Wednesday, September 29, 2010

Multiple Perspectives

I actually think this is one of the easiest standards of Depth and Complexity to teach...unless of course, you are teaching to little ones who see the world as it revolves around them! :) If you do lessons on it often enough, however, they will get the hang of it. We have already written this year from the perspective of everything from a barn to a pumpkin.

After finishing our first chapter read-aloud The Wizard of Oz, I was looking for a project for them to complete as kind of a culmination to our activities. I had them choose one character, make a likeness using a wire hanger and construction paper, then write about the adventure from that character's perspective. The favorite choice of the kids was Toto, of course, he did have a different perspective from everyone else being so close to the ground most of the time. I ask them to put themselves in that character's shoes--what do you see, hear, feel, what do you dream about? They did a pretty good job coming up with some unique viewpoints.

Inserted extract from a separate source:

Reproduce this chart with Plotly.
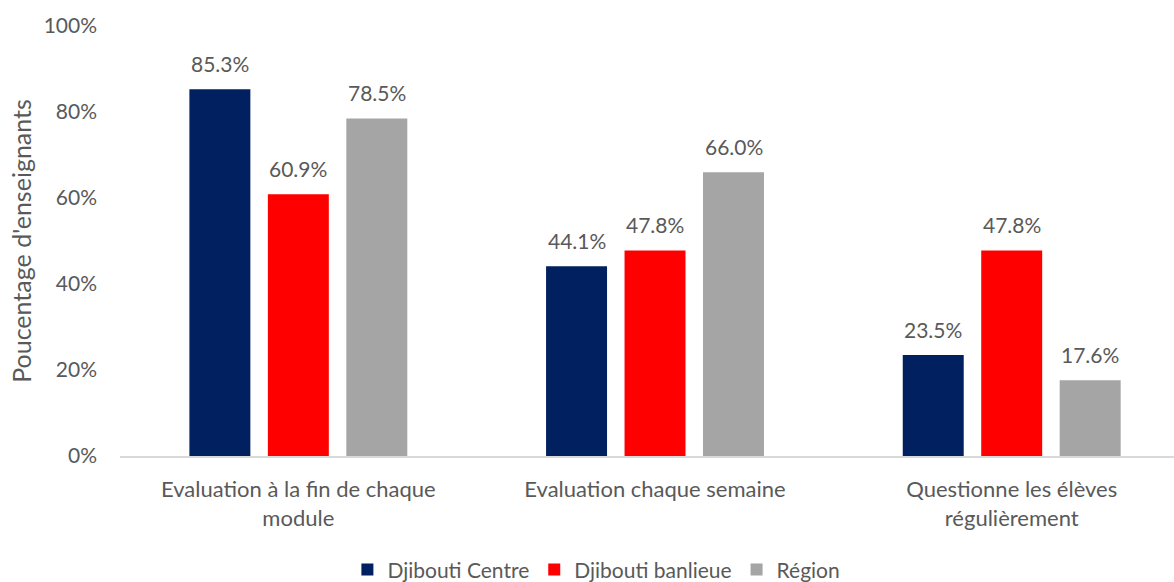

Saturday, September 18, 2010

Recreating Old Sayings

My students aren't very familiar with a lot of sayings -"two wrongs don't make a right", "the early bird catches the worm". As a different kind of writing assignment I gave them the beginnings of some of these old adages and asked them to finish them. They had: A rolling stone...., A bird in the hand...., and A stich in time..... I thought several of them had very creative responses. I was very surprised one of them actually referred to the rock band The Rolling Stones--thank goodness for the rock video games! :)

Friday, September 10, 2010

Donorschoose Site

For those of you who are teachers, Donorschoose is an excellent resource for materials for your classroom. An incredible painless process of writing a proposal then shopping for supplies.

If you get a minute, will you vote for our project on Limeades for Learning? We're starting late in the game, but have about 20 days to get as many votes as possible. You can vote once a day until the end of September. I love doing art projects with the students to foster creativity, however, the supplies can get expensive. I found these really cool blank hardcover books at Lakeshore so they can become their own authors. I really wanted them to write autobiographies this year-but for 23 students it just really adds up. So if you have a minute drop us a vote-my kids would really appreciate it! :) Gracias!

Thursday, September 9, 2010

Justifying An Opinion

Also a hard thing for young children to do. How often do we hear "because" as a response to why a child believes a certain way? Another project spinning off the Wizard of Oz; in the story the Tin Woodman and the Scarecrow debate the importance of needing a brain or a heart. Both make intriguing arguments. I asked the students to choose a side and then justify their opinion-to give a reason for that belief. This is the first time we have done anything like this, so they will get better, but I thought it was a pretty good first attempt-we may have some future lawyers in this bunch!

Creative Family Trees

We have been working on a Family Unit and I wanted the students to do an exercise purely for the sake of creativity. I wanted them to invent a new way to track a family, instead of a family tree, something else to use. I emphasized to them that no two papers should look the same, that everyone should have an original idea. We saw family treehouses, family pools, family flowers. Here are a few more examples:

Monday, September 6, 2010


So I thought this would be a really challenging concept for my young kiddos. But actually they picked it up quite easily. I never realized these little ones live in a world that's very clearly divided into black and white. I introduced the icon to them and we have been reading the book The Wizard of Oz. I put out the question "what is right or wrong that Dorothy's house killed the Wicked Witch of the East? The class was pretty much divided, so I had them partner with someone who had an opposing viewpoint and discuss their side. I went over the tips for making a good argument (which I'm sure their parents will love me for! :) - not just to say-"it's right because it's right" but to describe why they believe it's right. They talked for a few minutes and then came back and shared their ideas. We went over a few more scenarios that were a little easier for them-you see someone drop $5 - do you give it back, and of course, these innocent little angels would always give it back! You see another student getting bullied, do you do something or just walk away?

It's something we'll continue to revisit throughout the year but it always amazes me how we underestimate what young children can really grasp. They really are capable of understanding some pretty big concepts!